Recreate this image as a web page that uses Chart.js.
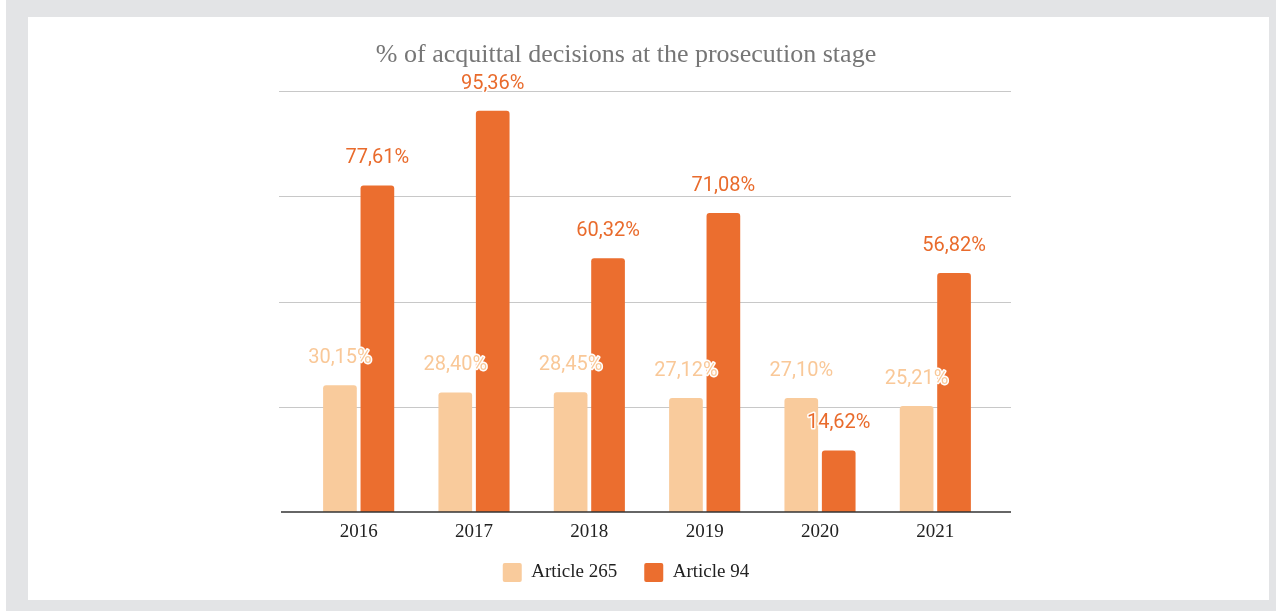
<!DOCTYPE html>
<html>
<head>
<meta charset="utf-8">
<script src="https://cdn.jsdelivr.net/npm/chart.js@4"></script>
<style>
  html, body { margin: 0; padding: 0; }
  body { width: 1276px; height: 611px; background: #e3e4e6; position: relative; overflow: hidden; }
  #edge { position: absolute; left: 0; top: 0; width: 6px; height: 611px; background: #fff; }
  #panel { position: absolute; left: 28px; top: 17px; width: 1241px; height: 583px; background: #fff; }
  #chart { display: block; }
</style>
</head>
<body>
<div id="edge"></div>
<div id="panel"><canvas id="chart" width="1241" height="583"></canvas></div>
<script>
var years = ['2016', '2017', '2018', '2019', '2020', '2021'];
var article265 = [30.15, 28.40, 28.45, 27.12, 27.10, 25.21];
var article94 = [77.61, 95.36, 60.32, 71.08, 14.62, 56.82];

var lightColor = '#f9cb9c';
var darkColor = '#eb6e2f';

// gridlines run a bit past the bars on both sides
var gridLines = {
    id: 'gridLines',
    beforeDatasetsDraw: function(chart) {
        var ctx = chart.ctx, area = chart.chartArea, y = chart.scales.y;
        ctx.save();
        ctx.strokeStyle = '#c8c8c8';
        ctx.lineWidth = 1;
        y.ticks.forEach(function(t) {
            if (t.value === 0) return;
            var py = Math.round(y.getPixelForValue(t.value)) + 0.5;
            ctx.beginPath();
            ctx.moveTo(area.left - 22, py);
            ctx.lineTo(area.right + 18, py);
            ctx.stroke();
        });
        ctx.restore();
    },
    afterDatasetsDraw: function(chart) {
        var ctx = chart.ctx, area = chart.chartArea, y = chart.scales.y;
        var py = y.getPixelForValue(0);
        ctx.save();
        ctx.strokeStyle = '#333';
        ctx.lineWidth = 1.6;
        ctx.beginPath();
        ctx.moveTo(area.left - 20, py);
        ctx.lineTo(area.right + 18, py);
        ctx.stroke();
        ctx.restore();
    }
};

var valueLabels = {
    id: 'valueLabels',
    afterDatasetsDraw: function(chart) {
        var ctx = chart.ctx;
        ctx.save();
        ctx.font = '20px Roboto';
        ctx.textAlign = 'center';
        ctx.textBaseline = 'alphabetic';
        ctx.lineJoin = 'round';
        chart.data.datasets.forEach(function(ds, i) {
            var meta = chart.getDatasetMeta(i);
            meta.data.forEach(function(bar, j) {
                var txt = ds.data[j].toFixed(2).replace('.', ',') + '%';
                ctx.strokeStyle = '#fff';
                ctx.lineWidth = 3;
                ctx.strokeText(txt, bar.x, bar.y - 22);
                ctx.fillStyle = ds.labelColor;
                ctx.fillText(txt, bar.x, bar.y - 22);
            });
        });
        ctx.restore();
    }
};

var ctx = document.getElementById('chart');

var myChart = new Chart(ctx, {
    type: 'bar',
    data: {
        labels: years,
        datasets: [{
            label: 'Article 265',
            data: article265,
            backgroundColor: lightColor,
            labelColor: '#f9c898',
            borderRadius: {topLeft: 3, topRight: 3},
            borderSkipped: 'bottom'
        }, {
            label: 'Article 94',
            data: article94,
            backgroundColor: darkColor,
            labelColor: '#e96b2c',
            borderRadius: {topLeft: 3, topRight: 3},
            borderSkipped: 'bottom'
        }]
    },
    options: {
        responsive: false,
        animation: false,
        layout: {
            padding: {left: 231, right: 276, top: 0, bottom: 8}
        },
        datasets: {
            bar: {
                categoryPercentage: 0.649,
                barPercentage: 0.9
            }
        },
        scales: {
            x: {
                grid: {display: false, drawTicks: false},
                border: {display: false},
                ticks: {
                    // mirrored so the labels are not clipped by the short axis box
                    mirror: true,
                    padding: -31,
                    color: '#222',
                    font: {family: "'Liberation Serif', serif", size: 19}
                },
                afterFit: function(scale) {
                    scale.height = 24;
                }
            },
            y: {
                min: 0,
                max: 100,
                ticks: {display: false, stepSize: 25},
                grid: {display: false},
                border: {display: false},
                afterFit: function(scale) {
                    scale.width = 42;
                }
            }
        },
        plugins: {
            title: {
                display: true,
                text: '% of acquittal decisions at the prosecution stage',
                color: '#767676',
                font: {family: "'Liberation Serif', serif", size: 26, weight: 'normal'},
                padding: {top: 23, bottom: 20}
            },
            legend: {
                position: 'bottom',
                labels: {
                    boxWidth: 19,
                    boxHeight: 19,
                    padding: 27,
                    color: '#222',
                    useBorderRadius: true,
                    borderRadius: 2,
                    font: {family: "'Liberation Serif', serif", size: 19}
                }
            },
            tooltip: {enabled: false}
        }
    },
    plugins: [gridLines, valueLabels]
});
</script>
</body>
</html>
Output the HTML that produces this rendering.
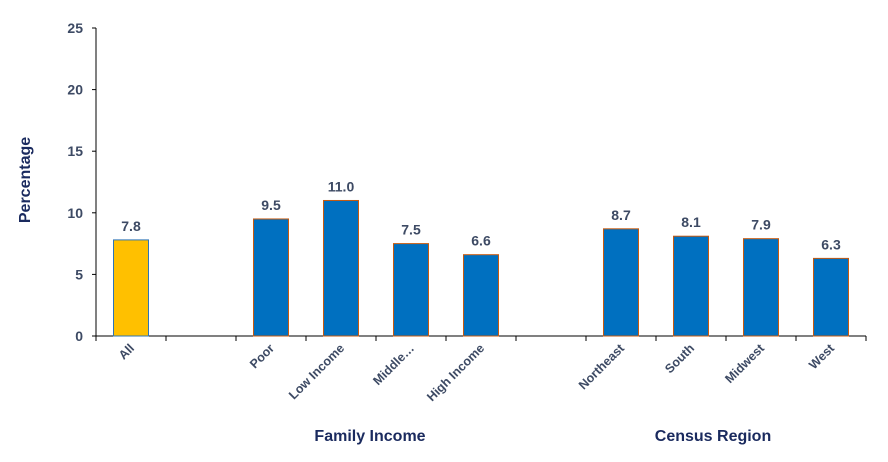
<!DOCTYPE html>
<html><head><meta charset="utf-8"><style>
body{margin:0;background:#fff}
svg text{font-family:"Liberation Sans",Arial,sans-serif;font-weight:bold}
</style></head><body>
<svg width="888" height="457" xmlns="http://www.w3.org/2000/svg">
<g id="g"></g>
</svg>
<script>
const categories=["All","","Poor","Low Income","Middle…","High Income","","Northeast","South","Midwest","West"];
const values=[7.8,null,9.5,11.0,7.5,6.6,null,8.7,8.1,7.9,6.3];
const valueLabels=["7.8","","9.5","11.0","7.5","6.6","","8.7","8.1","7.9","6.3"];
const yTicks=[0,5,10,15,20,25];
const groups=[{name:"Family Income",from:2,to:5},{name:"Census Region",from:7,to:10}];
const NS="http://www.w3.org/2000/svg";
const g=document.getElementById('g');
const x0=96,slot=70,yBase=336,yTop=28,yMax=25;
const y=v=>yBase-(v/yMax)*(yBase-yTop);
const xc=i=>x0+slot*i+slot/2;
function mk(t,a,txt){const e=document.createElementNS(NS,t);for(const k in a)e.setAttribute(k,a[k]);if(txt!==undefined)e.textContent=txt;g.appendChild(e);return e;}
let e=mk('line',{x1:x0,y1:yTop,x2:x0,y2:yBase,stroke:'#000','stroke-width':1});


e=mk('line',{x1:x0,y1:yBase,x2:x0+slot*categories.length,y2:yBase,stroke:'#000','stroke-width':1});


yTicks.forEach(t=>{
 mk('line',{x1:x0-4,y1:y(t),x2:x0,y2:y(t),stroke:'#000'});
 e=mk('text',{x:x0-13,y:y(t)+5,'text-anchor':'end','font-size':14,fill:'#3d4a64'},t);
 
 
});
for(let i=0;i<=categories.length;i++){mk('line',{x1:x0+slot*i,y1:yBase,x2:x0+slot*i,y2:yBase+5,stroke:'#000'});}
categories.forEach((c,i)=>{
 if(values[i]!==null){
  const top=y(values[i]);
  e=mk('rect',{x:xc(i)-17.5,y:top,width:35,height:yBase-top,fill:i===0?'#ffc000':'#0070c0',stroke:i===0?'#2e75b6':'#c55a11','stroke-width':1});
  
  
  e=mk('text',{x:xc(i),y:top-9,'text-anchor':'middle','font-size':14,fill:'#3d4a64'},valueLabels[i]);
  
  
 }
 if(c){
  const lx=xc(i)+4,ly=yBase+13;
  e=mk('text',{x:lx,y:ly,'text-anchor':'end','font-size':12.5,fill:'#3d4a64',transform:`rotate(-45 ${lx} ${ly})`},c);
  
  
 }
});
const groupShift=[-6,-13];
groups.forEach((gr,k)=>{
 const cx=(xc(gr.from)+xc(gr.to))/2+groupShift[k];
 e=mk('text',{x:cx,y:441,'text-anchor':'middle','font-size':16,fill:'#1a2a5e'},gr.name);
 
 
});
e=mk('text',{x:30,y:180,'text-anchor':'middle','font-size':16,fill:'#1a2a5e',transform:'rotate(-90 30 180)'},'Percentage');


</script>
</body></html>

────────────────────────────────────────

» **Written problem**:
Write out the listing above exactly as it stands, pictures excluded.

» **Output of the exercise**:
Recreate this image as a web page that uses Chart.js.
<!DOCTYPE html>
<html>
<head>
<meta charset="utf-8">
<script src="https://cdn.jsdelivr.net/npm/chart.js@4"></script>
<style>
  html, body { margin: 0; padding: 0; }
  body { width: 1276px; height: 611px; background: #e3e4e6; position: relative; overflow: hidden; }
  #edge { position: absolute; left: 0; top: 0; width: 6px; height: 611px; background: #fff; }
  #panel { position: absolute; left: 28px; top: 17px; width: 1241px; height: 583px; background: #fff; }
  #chart { display: block; }
</style>
</head>
<body>
<div id="edge"></div>
<div id="panel"><canvas id="chart" width="1241" height="583"></canvas></div>
<script>
var years = ['2016', '2017', '2018', '2019', '2020', '2021'];
var article265 = [30.15, 28.40, 28.45, 27.12, 27.10, 25.21];
var article94 = [77.61, 95.36, 60.32, 71.08, 14.62, 56.82];

var lightColor = '#f9cb9c';
var darkColor = '#eb6e2f';

// gridlines run a bit past the bars on both sides
var gridLines = {
    id: 'gridLines',
    beforeDatasetsDraw: function(chart) {
        var ctx = chart.ctx, area = chart.chartArea, y = chart.scales.y;
        ctx.save();
        ctx.strokeStyle = '#c8c8c8';
        ctx.lineWidth = 1;
        y.ticks.forEach(function(t) {
            if (t.value === 0) return;
            var py = Math.round(y.getPixelForValue(t.value)) + 0.5;
            ctx.beginPath();
            ctx.moveTo(area.left - 22, py);
            ctx.lineTo(area.right + 18, py);
            ctx.stroke();
        });
        ctx.restore();
    },
    afterDatasetsDraw: function(chart) {
        var ctx = chart.ctx, area = chart.chartArea, y = chart.scales.y;
        var py = y.getPixelForValue(0);
        ctx.save();
        ctx.strokeStyle = '#333';
        ctx.lineWidth = 1.6;
        ctx.beginPath();
        ctx.moveTo(area.left - 20, py);
        ctx.lineTo(area.right + 18, py);
        ctx.stroke();
        ctx.restore();
    }
};

var valueLabels = {
    id: 'valueLabels',
    afterDatasetsDraw: function(chart) {
        var ctx = chart.ctx;
        ctx.save();
        ctx.font = '20px Roboto';
        ctx.textAlign = 'center';
        ctx.textBaseline = 'alphabetic';
        ctx.lineJoin = 'round';
        chart.data.datasets.forEach(function(ds, i) {
            var meta = chart.getDatasetMeta(i);
            meta.data.forEach(function(bar, j) {
                var txt = ds.data[j].toFixed(2).replace('.', ',') + '%';
                ctx.strokeStyle = '#fff';
                ctx.lineWidth = 3;
                ctx.strokeText(txt, bar.x, bar.y - 22);
                ctx.fillStyle = ds.labelColor;
                ctx.fillText(txt, bar.x, bar.y - 22);
            });
        });
        ctx.restore();
    }
};

var ctx = document.getElementById('chart');

var myChart = new Chart(ctx, {
    type: 'bar',
    data: {
        labels: years,
        datasets: [{
            label: 'Article 265',
            data: article265,
            backgroundColor: lightColor,
            labelColor: '#f9c898',
            borderRadius: {topLeft: 3, topRight: 3},
            borderSkipped: 'bottom'
        }, {
            label: 'Article 94',
            data: article94,
            backgroundColor: darkColor,
            labelColor: '#e96b2c',
            borderRadius: {topLeft: 3, topRight: 3},
            borderSkipped: 'bottom'
        }]
    },
    options: {
        responsive: false,
        animation: false,
        layout: {
            padding: {left: 231, right: 276, top: 0, bottom: 8}
        },
        datasets: {
            bar: {
                categoryPercentage: 0.649,
                barPercentage: 0.9
            }
        },
        scales: {
            x: {
                grid: {display: false, drawTicks: false},
                border: {display: false},
                ticks: {
                    // mirrored so the labels are not clipped by the short axis box
                    mirror: true,
                    padding: -31,
                    color: '#222',
                    font: {family: "'Liberation Serif', serif", size: 19}
                },
                afterFit: function(scale) {
                    scale.height = 24;
                }
            },
            y: {
                min: 0,
                max: 100,
                ticks: {display: false, stepSize: 25},
                grid: {display: false},
                border: {display: false},
                afterFit: function(scale) {
                    scale.width = 42;
                }
            }
        },
        plugins: {
            title: {
                display: true,
                text: '% of acquittal decisions at the prosecution stage',
                color: '#767676',
                font: {family: "'Liberation Serif', serif", size: 26, weight: 'normal'},
                padding: {top: 23, bottom: 20}
            },
            legend: {
                position: 'bottom',
                labels: {
                    boxWidth: 19,
                    boxHeight: 19,
                    padding: 27,
                    color: '#222',
                    useBorderRadius: true,
                    borderRadius: 2,
                    font: {family: "'Liberation Serif', serif", size: 19}
                }
            },
            tooltip: {enabled: false}
        }
    },
    plugins: [gridLines, valueLabels]
});
</script>
</body>
</html>
Output the HTML that produces this rendering.
<!DOCTYPE html>
<html><head><meta charset="utf-8"><style>
body{margin:0;background:#fff}
svg text{font-family:"Liberation Sans",Arial,sans-serif;font-weight:bold}
</style></head><body>
<svg width="888" height="457" xmlns="http://www.w3.org/2000/svg">
<g id="g"></g>
</svg>
<script>
const categories=["All","","Poor","Low Income","Middle…","High Income","","Northeast","South","Midwest","West"];
const values=[7.8,null,9.5,11.0,7.5,6.6,null,8.7,8.1,7.9,6.3];
const valueLabels=["7.8","","9.5","11.0","7.5","6.6","","8.7","8.1","7.9","6.3"];
const yTicks=[0,5,10,15,20,25];
const groups=[{name:"Family Income",from:2,to:5},{name:"Census Region",from:7,to:10}];
const NS="http://www.w3.org/2000/svg";
const g=document.getElementById('g');
const x0=96,slot=70,yBase=336,yTop=28,yMax=25;
const y=v=>yBase-(v/yMax)*(yBase-yTop);
const xc=i=>x0+slot*i+slot/2;
function mk(t,a,txt){const e=document.createElementNS(NS,t);for(const k in a)e.setAttribute(k,a[k]);if(txt!==undefined)e.textContent=txt;g.appendChild(e);return e;}
let e=mk('line',{x1:x0,y1:yTop,x2:x0,y2:yBase,stroke:'#000','stroke-width':1});


e=mk('line',{x1:x0,y1:yBase,x2:x0+slot*categories.length,y2:yBase,stroke:'#000','stroke-width':1});


yTicks.forEach(t=>{
 mk('line',{x1:x0-4,y1:y(t),x2:x0,y2:y(t),stroke:'#000'});
 e=mk('text',{x:x0-13,y:y(t)+5,'text-anchor':'end','font-size':14,fill:'#3d4a64'},t);
 
 
});
for(let i=0;i<=categories.length;i++){mk('line',{x1:x0+slot*i,y1:yBase,x2:x0+slot*i,y2:yBase+5,stroke:'#000'});}
categories.forEach((c,i)=>{
 if(values[i]!==null){
  const top=y(values[i]);
  e=mk('rect',{x:xc(i)-17.5,y:top,width:35,height:yBase-top,fill:i===0?'#ffc000':'#0070c0',stroke:i===0?'#2e75b6':'#c55a11','stroke-width':1});
  
  
  e=mk('text',{x:xc(i),y:top-9,'text-anchor':'middle','font-size':14,fill:'#3d4a64'},valueLabels[i]);
  
  
 }
 if(c){
  const lx=xc(i)+4,ly=yBase+13;
  e=mk('text',{x:lx,y:ly,'text-anchor':'end','font-size':12.5,fill:'#3d4a64',transform:`rotate(-45 ${lx} ${ly})`},c);
  
  
 }
});
const groupShift=[-6,-13];
groups.forEach((gr,k)=>{
 const cx=(xc(gr.from)+xc(gr.to))/2+groupShift[k];
 e=mk('text',{x:cx,y:441,'text-anchor':'middle','font-size':16,fill:'#1a2a5e'},gr.name);
 
 
});
e=mk('text',{x:30,y:180,'text-anchor':'middle','font-size':16,fill:'#1a2a5e',transform:'rotate(-90 30 180)'},'Percentage');


</script>
</body></html>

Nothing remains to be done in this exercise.